The D.C.-based LGBTQ Latinx organization LULAC Lambda has announced it has selected two D.C. residents bound for graduate studies in foreign affairs and higher education to receive its 2021 annual scholarship award.

“For a fourth year in a row, LULAC Lambda will provide scholarships to outstanding scholars who come from our LGBTQ+ Latinx community,” said Erik Rodriquez, the LULAC Lambda president, in a statement released by the group. “Our scholarship program will help these scholars achieve their academic goals and reduce their student debt,” Rodriquez said.

The statement says one of the two scholarship awards, for $1,000, will go to Brian Castro, who will begin studies for a master’s degree in the fall of 2021 at Georgetown University’s Walsh School of Foreign Service.

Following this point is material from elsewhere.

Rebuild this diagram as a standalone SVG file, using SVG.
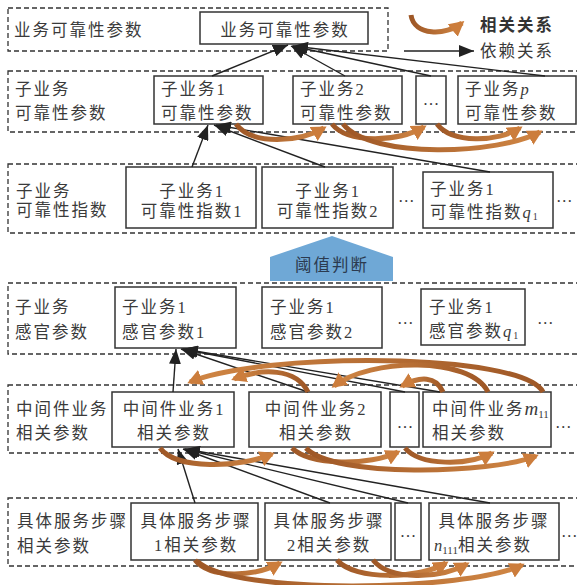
<svg xmlns="http://www.w3.org/2000/svg" width="577" height="585" viewBox="0 0 577 585">
<defs>
<style>
.t{font-family:"Liberation Serif","Noto Sans CJK SC",serif;font-size:16.5px;fill:#3a3a3a;letter-spacing:2px}
.m{text-anchor:middle}
.grp{fill:none;stroke:#333;stroke-width:1.3;stroke-dasharray:5 3}
.box{fill:#fff;stroke:#333;stroke-width:1.5}
.dep{fill:none;stroke:#222;stroke-width:1.4;marker-end:url(#ah)}
.rel{fill:none;stroke:url(#og);stroke-width:5;marker-end:url(#oh)}
.relr{fill:none;stroke:url(#og2);stroke-width:5;marker-end:url(#oh)}
.i{font-style:italic;font-family:"Liberation Serif",serif}
.dots{letter-spacing:0}
</style>
<marker id="ah" markerUnits="userSpaceOnUse" markerWidth="15" markerHeight="12" refX="15" refY="6" orient="auto"><path d="M0,0 L15,6 L0,12 Z" fill="#222"/></marker>
<marker id="oh" markerUnits="userSpaceOnUse" markerWidth="15" markerHeight="16" refX="12" refY="8" orient="auto"><path d="M0,0 L15,8 L0,16 Z" fill="#cc7d3c"/></marker>
<linearGradient id="og" x1="0" y1="0" x2="1" y2="0"><stop offset="0" stop-color="#9e5726"/><stop offset="1" stop-color="#d08644"/></linearGradient>
<linearGradient id="og2" x1="1" y1="0" x2="0" y2="0"><stop offset="0" stop-color="#9e5726"/><stop offset="1" stop-color="#d08644"/></linearGradient>
</defs>
<rect width="577" height="585" fill="#fff"/>

<!-- group boxes -->
<g id="groups">
<rect class="grp" x="8" y="8" width="380" height="43"/>
<rect class="grp" x="8" y="71" width="585" height="61"/>
<rect class="grp" x="8" y="164" width="585" height="69"/>
<rect class="grp" x="8" y="283" width="585" height="71"/>
<rect class="grp" x="8" y="385" width="585" height="68"/>
<rect class="grp" x="8" y="498" width="585" height="68"/>
<text class="t" x="14" y="36">业务可靠性参数</text>
<text class="t" x="15" y="95">子业务</text>
<text class="t" x="15" y="119">可靠性参数</text>
<text class="t" x="16" y="197">子业务</text>
<text class="t" x="16" y="216">可靠性指数</text>
<text class="t" x="15" y="313">子业务</text>
<text class="t" x="15" y="338">感官参数</text>
<text class="t" x="16" y="415">中间件业务</text>
<text class="t" x="16" y="439">相关参数</text>
<text class="t" x="17" y="527">具体服务步骤</text>
<text class="t" x="17" y="552">相关参数</text>
</g>

<!-- legend -->
<g id="legend">
<path d="M411,15 C414,36 446,36 462,23" fill="none" stroke="url(#og)" stroke-width="5" marker-end="url(#oh)"/>
<text class="t" x="480" y="31" style="font-weight:bold;fill:#333">相关关系</text>
<line x1="404" y1="51" x2="474" y2="51" class="dep"/>
<text class="t" x="480" y="57">依赖关系</text>
</g>

<!-- threshold -->
<g id="threshold">
<polygon points="270,257 332,236 393,257 393,281 270,281" fill="#6fa8d6"/>
<text class="t m" x="332" y="271" style="fill:#2b3a4f">阈值判断</text>
</g>

<!-- nodes -->
<g id="n-biz"><rect class="box" x="200" y="12" width="168" height="32"/><text class="t m" x="285" y="36">业务可靠性参数</text></g>

<g id="n-sb1"><rect class="box" x="154" y="76" width="109" height="48"/><text class="t" x="161" y="95">子业务1</text><text class="t" x="161" y="119">可靠性参数</text></g>
<g id="n-sb2"><rect class="box" x="293" y="76" width="109" height="48"/><text class="t" x="300" y="95">子业务2</text><text class="t" x="300" y="119">可靠性参数</text></g>
<g id="n-sbd"><rect class="box" x="416" y="76" width="30" height="48"/><text class="t m dots" x="431" y="105">…</text></g>
<g id="n-sbp"><rect class="box" x="458" y="76" width="118" height="48"/><text class="t" x="465" y="95">子业务<tspan class="i">p</tspan></text><text class="t" x="465" y="119">可靠性参数</text></g>

<g id="n-ix1"><rect class="box" x="126" y="167" width="130" height="61"/><text class="t m" x="192" y="197">子业务1</text><text class="t m" x="192" y="217">可靠性指数1</text></g>
<g id="n-ix2"><rect class="box" x="262" y="167" width="131" height="61"/><text class="t m" x="328" y="197">子业务1</text><text class="t m" x="328" y="217">可靠性指数2</text></g>
<text class="t dots" x="398" y="202">…</text>
<g id="n-ixq"><rect class="box" x="423" y="172" width="130" height="56"/><text class="t" x="430" y="195">子业务1</text><text class="t" x="430" y="218">可靠性指数<tspan class="i">q</tspan><tspan font-size="10" dy="2" style="letter-spacing:0">1</tspan></text></g>
<text class="t dots" x="556" y="202">…</text>

<g id="n-sn1"><rect class="box" x="115" y="287" width="121" height="61"/><text class="t" x="122" y="313">子业务1</text><text class="t" x="122" y="338">感官参数1</text></g>
<g id="n-sn2"><rect class="box" x="262" y="287" width="120" height="61"/><text class="t" x="270" y="313">子业务1</text><text class="t" x="270" y="338">感官参数2</text></g>
<text class="t dots" x="397" y="324">…</text>
<g id="n-snq"><rect class="box" x="421" y="289" width="104" height="56"/><text class="t" x="429" y="313">子业务1</text><text class="t" x="429" y="337">感官参数<tspan class="i">q</tspan><tspan font-size="10" dy="2" style="letter-spacing:0">1</tspan></text></g>
<text class="t dots" x="537" y="324">…</text>

<g id="n-mw1"><rect class="box" x="112" y="392" width="122" height="55"/><text class="t m" x="174" y="415">中间件业务1</text><text class="t m" x="174" y="439">相关参数</text></g>
<g id="n-mw2"><rect class="box" x="249" y="392" width="132" height="55"/><text class="t m" x="316" y="415">中间件业务2</text><text class="t m" x="316" y="439">相关参数</text></g>
<g id="n-mwd"><rect class="box" x="390" y="392" width="29" height="55"/><text class="t m dots" x="405" y="428">…</text></g>
<g id="n-mwm"><rect class="box" x="423" y="392" width="128" height="55"/><text class="t" x="432" y="415">中间件业务<tspan class="i" font-size="19" style="letter-spacing:0">m</tspan><tspan font-size="11" dy="3" style="letter-spacing:0">11</tspan></text><text class="t" x="432" y="439">相关参数</text></g>
<text class="t dots" x="555" y="428">…</text>

<g id="n-st1"><rect class="box" x="131" y="503" width="127" height="57"/><text class="t m" x="196" y="527">具体服务步骤</text><text class="t m" x="196" y="551">1相关参数</text></g>
<g id="n-st2"><rect class="box" x="265" y="503" width="126" height="57"/><text class="t m" x="329" y="527">具体服务步骤</text><text class="t m" x="329" y="551">2相关参数</text></g>
<g id="n-std"><rect class="box" x="395" y="503" width="26" height="57"/><text class="t m dots" x="408" y="537">…</text></g>
<g id="n-stn"><rect class="box" x="429" y="503" width="130" height="57"/><text class="t m" x="494" y="527">具体服务步骤</text><text class="t" x="434" y="551"><tspan class="i" style="letter-spacing:0">n</tspan><tspan font-size="11" dy="3" style="letter-spacing:0">111</tspan><tspan dy="-3">相关参数</tspan></text></g>
<text class="t dots" x="561" y="537" font-size="14">…</text>

<!-- connectors -->
<g id="connectors">
<!-- dependency: row2 -> row1 -->
<line class="dep" x1="212" y1="76" x2="288" y2="45"/>
<line class="dep" x1="345" y1="76" x2="291" y2="46"/>
<line class="dep" x1="431" y1="76" x2="292" y2="46"/>
<line class="dep" x1="545" y1="76" x2="293" y2="46"/>
<!-- row3 -> 子业务1 -->
<line class="dep" x1="192" y1="167" x2="208" y2="125"/>
<line class="dep" x1="325" y1="167" x2="214" y2="125"/>
<line class="dep" x1="490" y1="172" x2="216" y2="125"/>
<!-- row5 -> 感官参数1 -->
<line class="dep" x1="173" y1="392" x2="176" y2="349"/>
<line class="dep" x1="308" y1="392" x2="181" y2="349"/>
<line class="dep" x1="405" y1="392" x2="182" y2="349"/>
<line class="dep" x1="440" y1="392" x2="183" y2="349"/>
<!-- row6 -> 中间件1 -->
<line class="dep" x1="195" y1="503" x2="178" y2="449"/>
<line class="dep" x1="330" y1="503" x2="183" y2="449"/>
<line class="dep" x1="408" y1="503" x2="184" y2="449"/>
<line class="dep" x1="490" y1="503" x2="185" y2="449"/>

<!-- correlation: row 2 -->
<path class="rel" d="M236,124 C252,146 300,142 324,128"/>
<path class="rel" d="M332,124 C348,144 398,142 424,127"/>
<path class="rel" d="M343,124 C372,160 500,154 540,132"/>
<path class="rel" d="M437,124 C452,144 498,142 520,128"/>
<!-- row 5 top -->
<path class="relr" d="M543,392 C522,352 262,352 190,382"/>
<path class="relr" d="M308,392 C296,368 262,368 234,379"/>
<path class="relr" d="M488,392 C470,356 370,358 334,386"/>
<path class="relr" d="M443,392 C436,376 420,376 402,386"/>
<!-- row 5 bottom -->
<path class="rel" d="M160,448 C176,470 240,468 272,454"/>
<path class="rel" d="M292,448 C310,466 370,466 398,452"/>
<path class="rel" d="M306,448 C332,478 492,474 536,456"/>
<path class="rel" d="M405,448 C420,466 468,466 492,453"/>
<!-- row 6 bottom -->
<path class="rel" d="M195,560 C210,579 255,577 280,563"/>
<path class="rel" d="M337,560 C355,581 420,579 446,563"/>
<path class="rel" d="M373,560 C390,581 440,579 467,564"/>
<path class="rel" d="M197,561 C232,596 470,591 522,565"/>
</g>
</svg>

“The generous scholarship provided by LULAC Lambda will complement my studies by going directly into my tuition costs,” Castro said in the statement. “Though I have been a resident of Washington, D.C., working full-time at a leading public health consulting firm, I am grateful to have received the support from an organization that is also committed to social justice,” he said.

The other scholarship, for $1,300, will go to Victor Javier Rodriguez for his doctoral work in education at Florida State University. The LULAC Lambda statement says Javier Rodriquez’s academic interest lies in “exploring the relationship between school communities and districts’ implementation of anti-racist practice and student success.”

In his own words, Javier Rodriquez said, “A long-term career goal of mine is to affect change at the federal level through the United States Department of Education, in which I would work to address our nation’s education crisis by advocating for equitable policies and practices that improve the outcome for all our students, especially those who are most vulnerable.”

LULAC Lambda says it was founded in October 2014 “to mobilize and strengthen the LGBTQ+ and Latinx communities of Washington, D.C. through community and civic engagement.” It is one of 1,000 chapters across the country affiliated with the League of United Latin American Citizens (LULAC), the nation’s largest and oldest Latinx volunteer-based civil rights organization, the group’s statement says.